The coast of Antalya
What I found more interesting was how Turkiye manages its religion. Mosques are built by community donations but all clerics are government employees. Clerics are forbidden from taking money from their congregations and clerics are moved between congregations every seven years. Additionally, the weekly sermon topics are handed down by the central ministry of religion. I am sure some see this as government religion but others see it as reasonable government control of religion, a cleric who gets a bit too radical may find himself without a job or a congregation. The system doesn’t just apply to muslims but also catholic and orthodox christian churches as well.
Looking good for his age
Konya is also famous as the burial site of Rumi, the 13th century islamic poet, mystic, theologian whose teachings of peace, love and tolerance are still popular around the world today among the religious and non-religious alike. Rumi’s followers are also known for their whirling dervish meditation.
After conservative Konya we were off to the beach town of Antalya on the Mediterranean coast. While only one beach is called Konyaalti, the entire city could be called the Anti Konya. It was a bit like traveling from a dry Utah town to Venice beach California. The cultural difference is palpable. I call it a town because the old core is very compact and walkable but Antalya itself is home to about 2 million and visited annually by over 15 million travelers looking for fun in the sun. Antalya proved to be my favorite Turkish city with a great combination of old town center with bars, restaurants and shops, great swimming beaches and a wonderful archaeological museum. We took a boat ride along the coast and dove into the Mediterranean for a relaxing swim. I could have easily stayed all week.
My kind of Turkish bath
In Antalya we were given the option of trying out a real Turkish bath. Usually the adventurous one, this time I opted out as by all accounts it sounded like torture having a turkish man scrub and flog you after sweating in a sauna. I am glad I opted out after hearing the confirming stories and the looks of those brave few men who tried it. Turks are all about acts of bravery and I think the Turkish bath is another bravery test, much like Mert’s description of his all important circumcision ceremony, at age 6…..without anesthesia. At least these days they use anesthesia so you might actually be able to enjoy the big family party.
The women’s Turkish bath experience was a different story. Kelly joined almost all of the women from our tour for the full hammam experience. Sauna, massage, mud facial, and only minimal loofah torture. All of them raved about it and wished they could do it again, two hours of spa time for only $40. While Kelly was at the spa I stopped into the liquor store around the corner and picked up a bottle of fine Turkish bourbon, okay, it was Woodford Reserve from the ancient Roman state of Kentucky. It only set me back $38 and with several bourbon aficionados in our group, including our guide Mert, we enjoyed sipping a little around our hotel’s beautiful grassy courtyard.

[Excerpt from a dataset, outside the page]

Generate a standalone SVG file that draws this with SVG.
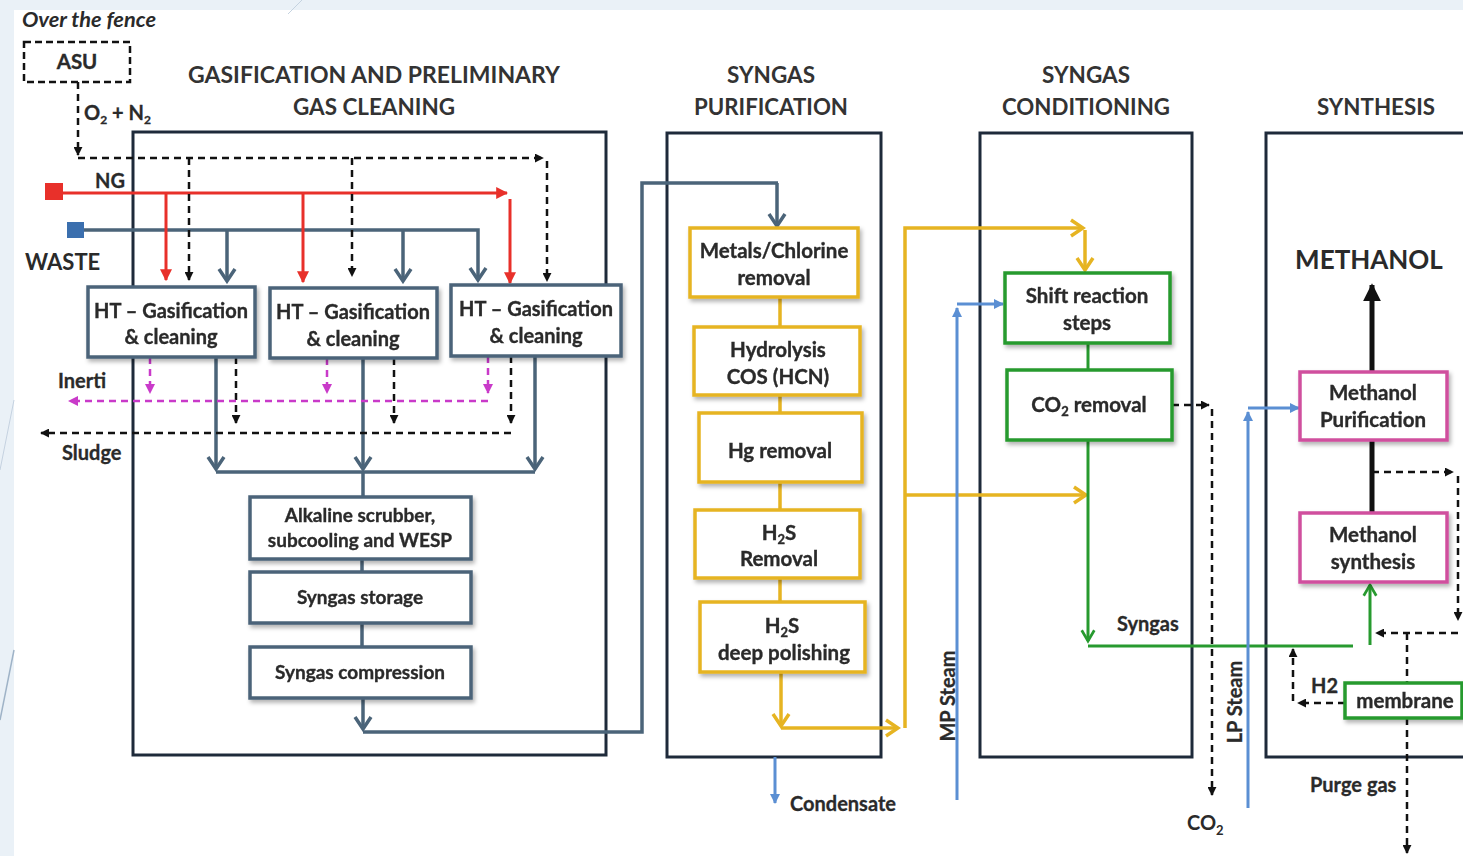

Obviously some of us are better at posing.
After 2 very enjoyable nights in Antalya it was back on the bus and off to Pumakkale, the ancient hot springs resort. I am sure you are tired of my overuse of the term “ancient” but honestly, what else do you call a hot spring that has welcomed visitors since 700 BC? The ruins of the greek/roman city of Hierapolis surround the hot springs. Hieropolis only dates back to the second century BC, so slightly less ancient. It is the final resting place of Marcus Aurelius as well as the apostle Philip. Judging from the size of the necropolis (cemetery) it is obvious the hot springs aren’t as “healing” as they were advertised. Healing or not you can swim in the hot springs among fallen roman columns which make it look a bit like a Disney resort experience, though these columns are actually 2000 years old. You can also wade in the calcified pools after hiking around the city with its well preserved Roman theater.
Somethings never change, even after 2000 years
The next day we stopped and explored the Greek city of Aphrodisius with its huge olympic style stadium. Then we continued on to the seaside city of Kusadasi on the Aegean. Kusadasi is another fast growing Turkish resort town with condos sprouting up everywhere. Change the language on the signs to english and you would think you were in a Southern California beach community. Restaurants and bars abound and everyone, including women, are dressed in beachwear. The prices are a bit higher with cocktails around $7, but a good meal with wine will only cost you around $20 per couple.
Besides sun and beaches the big draw to Kusadasi is the ancient city of Ephesus just 30 minutes outside of town. Inhabited since 6000 BC (thus qualifying as ancient) Ephesus was a major port city in both Greek and Roman times until a thousand years of clear cutting and erosion turned the port into a lovely fertile valley miles from the sea.
Ephesus in the footsteps of saints, emporers and prophets
The city also has ties to the Apostle Paul, the book of Revelations and is alleged to be where both Paul and Mary, mother of Jesus, spent their last days. The ruins of the city are both impressive and extensive, definitely worth a visit. Make sure you arrive early before the conquering hordes of cruise ship travelers descend upon the city like invaders of old.
After this whirlwind tour of Turkiye and our crash course in all things Turkish it is time to chill in one of our favorite European cities, Paris. See you there.